Use this in your essay

  • Justice versus function

    Bucket arrests the innocent George Rouncewell without apology. To what extent does Dickens present this as a systemic inevitability rather than personal failing, and what does it imply about institutional justice in the novel?

  • Class mobility as investigative tool

    Bucket moves between aristocratic estates and urban slums with frictionless ease. Analyse how Dickens uses this social fluidity both to admire and to critique the detective's power.
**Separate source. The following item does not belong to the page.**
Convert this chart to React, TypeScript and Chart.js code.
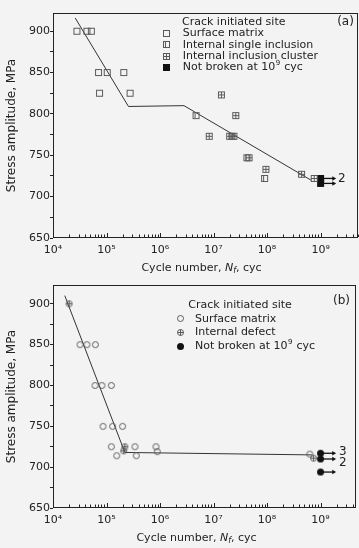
import React, { useEffect, useRef } from 'react';
import { Chart, registerables } from 'chart.js';

Chart.register(...registerables);

// ---------- data: panel (a) ----------
const A_SURFACE_N = [2.8e4, 4.3e4, 5.2e4, 7.1e4, 1.03e5, 2.1e5, 7.4e4, 2.76e5];
const A_SURFACE_S = [900, 900, 900, 850, 850, 850, 825, 825];
const A_SINGLE_N = [4.7e6, 4.2e7, 9.0e7];
const A_SINGLE_S = [798, 747, 722];
const A_CLUSTER_N = [1.4e7, 2.6e7, 8.3e6, 2.0e7, 2.2e7, 2.4e7, 4.6e7, 9.5e7, 4.4e8, 7.6e8];
const A_CLUSTER_S = [823, 798, 773, 773, 773, 773, 747, 733, 727, 722];
const A_RUNOUT_N = [1e9, 1e9];
const A_RUNOUT_S = [722, 716];
const A_FIT_N = [2.6e4, 2.57e5, 2.8e6, 6.6e8];
const A_FIT_S = [916, 809, 810, 720];
const A_COUNT_N = [2.5e9];
const A_COUNT_S = [721];
const A_COUNT_TEXT = ['2'];

// ---------- data: panel (b) ----------
const B_SURFACE_N = [3.2e4, 4.3e4, 6.2e4, 6.1e4, 8.2e4, 1.23e5, 8.6e4, 1.3e5, 2.0e5, 1.23e5, 3.4e5, 8.4e5, 1.55e5, 3.6e5, 8.9e5, 6.3e8];
const B_SURFACE_S = [850, 850, 850, 800, 800, 800, 750, 750, 750, 725, 725, 725, 714, 714, 719, 716];
const B_DEFECT_N = [2.0e4, 2.2e5, 2.1e5, 7.4e8];
const B_DEFECT_S = [900, 725, 720, 711];
const B_RUNOUT_N = [1e9, 1e9, 1e9];
const B_RUNOUT_S = [717, 710, 694];
const B_FIT_N = [1.66e4, 2.2e5, 6.9e8];
const B_FIT_S = [910, 718, 715];
const B_COUNT_N = [2.6e9, 2.6e9];
const B_COUNT_S = [719, 705.5];
const B_COUNT_TEXT = ['3', '2'];

// ---------- axes ----------
const X_MIN = 1e4;
const A_X_MAX = 5e9;
const B_X_MAX = 4.6e9;
const Y_MIN = 650;
const A_Y_MAX = 922;
const B_Y_MAX = 923;
const Y_TICKS = [650, 675, 700, 725, 750, 775, 800, 825, 850, 875, 900];
const Y_LABELLED = [650, 700, 750, 800, 850, 900];
const ARROW_END = 1.75e9;

const A_LEGEND = ['Surface matrix', 'Internal single inclusion', 'Internal inclusion cluster', 'Not broken at 10^9 cyc'];
const B_LEGEND = ['Surface matrix', 'Internal defect', 'Not broken at 10^9 cyc'];

const FONT = '"DejaVu Sans", "Liberation Sans", sans-serif';
const INK = '#222';
const MARK = '#5a5a5a';
const SUP: Record<string, string> = { '0': '⁰', '1': '¹', '2': '²', '3': '³', '4': '⁴', '5': '⁵', '6': '⁶', '7': '⁷', '8': '⁸', '9': '⁹' };

const pts = (xs: number[], ys: number[]) => xs.map((x, i) => ({ x, y: ys[i] }));

function marker(kind: string): HTMLCanvasElement {
  const c = document.createElement('canvas');
  c.width = 9;
  c.height = 9;
  const g = c.getContext('2d')!;
  g.strokeStyle = MARK;
  g.lineWidth = 1;
  g.fillStyle = '#111';
  const ln = (x1: number, y1: number, x2: number, y2: number) => {
    g.beginPath();
    g.moveTo(x1, y1);
    g.lineTo(x2, y2);
    g.stroke();
  };
  if (kind === 'sq') g.strokeRect(1.5, 1.5, 6, 6);
  if (kind === 'sqIn') {
    g.strokeRect(1.5, 1.5, 6, 6);
    ln(3.5, 1.5, 3.5, 7.5);
  }
  if (kind === 'sqX') {
    g.strokeRect(1.5, 1.5, 6, 6);
    ln(4.5, 1.5, 4.5, 7.5);
    ln(1.5, 4.5, 7.5, 4.5);
  }
  if (kind === 'sqF') g.fillRect(1, 1, 7, 7);
  if (kind === 'ci') {
    g.beginPath();
    g.arc(4.5, 4.5, 3, 0, Math.PI * 2);
    g.stroke();
  }
  if (kind === 'ciX') {
    g.beginPath();
    g.arc(4.5, 4.5, 3, 0, Math.PI * 2);
    g.stroke();
    ln(4.5, 1.5, 4.5, 7.5);
    ln(1.5, 4.5, 7.5, 4.5);
  }
  if (kind === 'ciF') {
    g.beginPath();
    g.arc(4.5, 4.5, 3.5, 0, Math.PI * 2);
    g.fill();
  }
  return c;
}

interface Panel {
  tag: string;
  xMax: number;
  yMax: number;
  padTop: number;
  padRight: number;
  xAxisH: number;
  series: { n: number[]; s: number[]; kind: string }[];
  runKind: string;
  fitN: number[];
  fitS: number[];
  runN: number[];
  runS: number[];
  countN: number[];
  countS: number[];
  countText: string[];
  legend: string[];
  legendKinds: string[];
  legX: number;
  legY: number;
  mkX: number;
  txtX: number;
  rowH: number;
  tagX: number;
  tagY: number;
  titleDx: number;
}

function drawRich(ctx: CanvasRenderingContext2D, text: string, x: number, y: number, size: number) {
  const parts = text.split('^');
  ctx.font = `${size}px ${FONT}`;
  ctx.fillText(parts[0], x, y);
  let cx = x + ctx.measureText(parts[0]).width;
  if (parts.length > 1) {
    const sup = parts[1].charAt(0);
    const rest = parts[1].slice(1);
    ctx.font = `${Math.round(size * 0.65)}px ${FONT}`;
    ctx.fillText(sup, cx + 0.5, y - size * 0.38);
    cx += ctx.measureText(sup).width + 1;
    ctx.font = `${size}px ${FONT}`;
    ctx.fillText(rest, cx, y);
  }
}

function makePlugin(p: Panel) {
  return {
    id: 'decor' + p.tag,
    afterDraw(chart: any) {
      const ctx: CanvasRenderingContext2D = chart.ctx;
      const a = chart.chartArea;
      const xs = chart.scales.x;
      const ys = chart.scales.y;
      ctx.save();
      ctx.strokeStyle = INK;
      ctx.lineWidth = 1;
      ctx.strokeRect(Math.round(a.left) + 0.5, Math.round(a.top) + 0.5, Math.round(a.right - a.left) - 1, Math.round(a.bottom - a.top) - 1);
      // inward x ticks
      for (const t of xs.ticks) {
        const px = Math.round(xs.getPixelForValue(t.value)) + 0.5;
        const len = t.major ? 4 : 2.5;
        ctx.beginPath();
        ctx.moveTo(px, a.bottom - 1);
        ctx.lineTo(px, a.bottom - 1 - len);
        ctx.stroke();
      }
      ctx.fillStyle = INK;
      ctx.textBaseline = 'middle';
      ctx.textAlign = 'left';
      // legend
      ctx.font = `11px ${FONT}`;
      ctx.fillText('Crack initiated site', a.left + p.legX, a.top + p.legY);
      p.legend.forEach((txt, i) => {
        const y = a.top + p.legY + p.rowH * (i + 1);
        const img = MARKERS[p.legendKinds[i]];
        ctx.drawImage(img, Math.round(a.left + p.mkX - img.width / 2), Math.round(y - img.height / 2));
        drawRich(ctx, txt, a.left + p.txtX, y, 11);
      });
      // panel tag
      ctx.textAlign = 'center';
      ctx.font = `12px ${FONT}`;
      ctx.fillText(p.tag, a.left + p.tagX, a.top + p.tagY);
      // specimen counts
      ctx.font = `12px ${FONT}`;
      p.countText.forEach((t, i) => {
        ctx.fillText(t, xs.getPixelForValue(p.countN[i]), ys.getPixelForValue(p.countS[i]));
      });
      // x title: Cycle number, N_f, cyc
      ctx.textAlign = 'left';
      const segs: [string, string, number][] = [
        ['Cycle number, ', `11px ${FONT}`, 0],
        ['N', `italic 11px ${FONT}`, 0],
        ['f', `italic 8px ${FONT}`, 3],
        [', cyc', `11px ${FONT}`, 0],
      ];
      let total = 0;
      for (const s of segs) {
        ctx.font = s[1];
        total += ctx.measureText(s[0]).width;
      }
      let x = (a.left + a.right) / 2 + p.titleDx - total / 2;
      const ty = a.bottom + 30;
      for (const s of segs) {
        ctx.font = s[1];
        ctx.fillText(s[0], x, ty + s[2]);
        x += ctx.measureText(s[0]).width;
      }
      ctx.restore();
    },
  };
}

let MARKERS: Record<string, HTMLCanvasElement> = {};

function buildConfig(p: Panel): any {
  const datasets: any[] = [];
  p.series.forEach((se) => {
    datasets.push({
      data: pts(se.n, se.s),
      pointStyle: MARKERS[se.kind],
      pointRadius: 4,
      showLine: false,
    });
  });
  datasets.push({
    data: pts(p.runN, p.runS),
    pointStyle: MARKERS[p.runKind],
    pointRadius: 4,
    showLine: false,
  });
  p.runN.forEach((n, i) => {
    datasets.push({
      data: [
        { x: n, y: p.runS[i] },
        { x: ARROW_END, y: p.runS[i] },
      ],
      showLine: true,
      borderColor: '#111',
      borderWidth: 1.3,
      pointStyle: 'triangle',
      rotation: 90,
      pointRadius: (c: any) => (c.dataIndex === 1 ? 2.6 : 0),
      pointBackgroundColor: '#111',
      pointBorderColor: '#111',
      pointBorderWidth: 0,
    });
  });
  datasets.push({
    data: pts(p.fitN, p.fitS),
    showLine: true,
    borderColor: '#333',
    borderWidth: 1,
    pointRadius: 0,
    tension: 0,
  });
  return {
    type: 'scatter',
    data: { datasets },
    options: {
      responsive: false,
      animation: false,
      events: [],
      layout: { autoPadding: false, padding: { top: p.padTop, right: p.padRight, left: 0, bottom: 0 } },
      plugins: { legend: { display: false }, tooltip: { enabled: false } },
      scales: {
        x: {
          type: 'logarithmic',
          min: X_MIN,
          max: p.xMax,
          afterFit: (s: any) => {
            s.height = p.xAxisH;
            s.paddingLeft = 0;
            s.paddingRight = 0;
          },
          afterBuildTicks: (s: any) => {
            const t: any[] = [];
            for (let e = 4; e <= 10; e++) {
              for (let d = 1; d <= 9; d++) {
                const v = d * Math.pow(10, e);
                if (v >= X_MIN && v <= p.xMax * 1.0001) t.push({ value: v, major: d === 1 });
              }
            }
            s.ticks = t;
          },
          grid: { display: true, drawOnChartArea: false, drawTicks: true, tickLength: 6, tickColor: 'rgba(0,0,0,0)' },
          border: { display: false },
          ticks: {
            autoSkip: false,
            maxRotation: 0,
            padding: 0,
            color: INK,
            font: { family: FONT, size: 11 },
            callback: (v: number) => {
              const e = Math.log10(v);
              const r = Math.round(e);
              if (Math.abs(e - r) < 1e-6) return '10' + String(r).split('').map((c) => SUP[c]).join('');
              return '';
            },
          },
        },
        y: {
          min: Y_MIN,
          max: p.yMax,
          afterFit: (s: any) => {
            s.width = 53;
            s.paddingTop = 0;
            s.paddingBottom = 0;
          },
          afterBuildTicks: (s: any) => {
            s.ticks = Y_TICKS.map((v) => ({ value: v }));
          },
          grid: { display: true, drawOnChartArea: false, drawTicks: true, tickLength: 3, tickColor: INK },
          border: { display: false },
          ticks: {
            padding: 0,
            color: INK,
            font: { family: FONT, size: 11 },
            callback: (v: number) => (Y_LABELLED.includes(v) ? String(v) : ''),
          },
          title: {
            display: true,
            text: 'Stress amplitude, MPa',
            color: INK,
            font: { family: FONT, size: 12 },
            padding: { top: 5, bottom: 0 },
          },
        },
      },
    },
    plugins: [makePlugin(p)],
  };
}

const PANEL_A: Panel = {
  tag: '(a)',
  xMax: A_X_MAX,
  yMax: A_Y_MAX,
  padTop: 13,
  padRight: 1,
  xAxisH: 36,
  series: [
    { n: A_SURFACE_N, s: A_SURFACE_S, kind: 'sq' },
    { n: A_SINGLE_N, s: A_SINGLE_S, kind: 'sqIn' },
    { n: A_CLUSTER_N, s: A_CLUSTER_S, kind: 'sqX' },
  ],
  runKind: 'sqF',
  fitN: A_FIT_N,
  fitS: A_FIT_S,
  runN: A_RUNOUT_N,
  runS: A_RUNOUT_S,
  countN: A_COUNT_N,
  countS: A_COUNT_S,
  countText: A_COUNT_TEXT,
  legend: A_LEGEND,
  legendKinds: ['sq', 'sqIn', 'sqX', 'sqF'],
  legX: 129,
  legY: 9.3,
  mkX: 113.7,
  txtX: 129.7,
  rowH: 11.25,
  tagX: 292.5,
  tagY: 9.3,
  titleDx: -4,
};

const PANEL_B: Panel = {
  tag: '(b)',
  xMax: B_X_MAX,
  yMax: B_Y_MAX,
  padTop: 11,
  padRight: 3,
  xAxisH: 40,
  series: [
    { n: B_SURFACE_N, s: B_SURFACE_S, kind: 'ci' },
    { n: B_DEFECT_N, s: B_DEFECT_S, kind: 'ciX' },
  ],
  runKind: 'ciF',
  fitN: B_FIT_N,
  fitS: B_FIT_S,
  runN: B_RUNOUT_N,
  runS: B_RUNOUT_S,
  countN: B_COUNT_N,
  countS: B_COUNT_S,
  countText: B_COUNT_TEXT,
  legend: B_LEGEND,
  legendKinds: ['ci', 'ciX', 'ciF'],
  legX: 135.3,
  legY: 20,
  mkX: 127,
  txtX: 142,
  rowH: 13.7,
  tagX: 288.5,
  tagY: 16,
  titleDx: -8,
};

function PanelChart({ panel }: { panel: Panel }) {
  const ref = useRef<HTMLCanvasElement>(null);
  useEffect(() => {
    if (!ref.current) return;
    if (!MARKERS.sq) {
      MARKERS = {};
      ['sq', 'sqIn', 'sqX', 'sqF', 'ci', 'ciX', 'ciF'].forEach((k) => (MARKERS[k] = marker(k)));
    }
    const chart = new Chart(ref.current, buildConfig(panel));
    return () => chart.destroy();
  }, [panel]);
  return <canvas ref={ref} width={359} height={274} style={{ display: 'block', width: 359, height: 274 }} />;
}

export default function App() {
  return (
    <div style={{ position: 'absolute', left: 0, top: 0, width: 359, height: 548, background: '#f3f3f3', overflow: 'hidden' }}>
      <PanelChart panel={PANEL_A} />
      <PanelChart panel={PANEL_B} />
    </div>
  );
}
  • The forefinger as symbol

    Trace the appearances of Bucket's extending finger through the novel. How does this single physical gesture concentrate the novel's themes of accusation, revelation, and surveillance?

  • Surveillance and complicity

    Bucket, Tulkinghorn, and Skimpole all participate in systems of watching and informing. Compare their methods and motivations to argue whether Dickens ultimately endorses, condemns, or simply anatomises the surveillance state.

  • Emotional labour and professional detachment

    Bucket's treatment of Esther during the chase, and of Sir Leicester after Lady Dedlock's death, suggests empathy operating within strict professional limits. Build a thesis on what *Bleak House* argues about the ethics of feeling in institutional roles.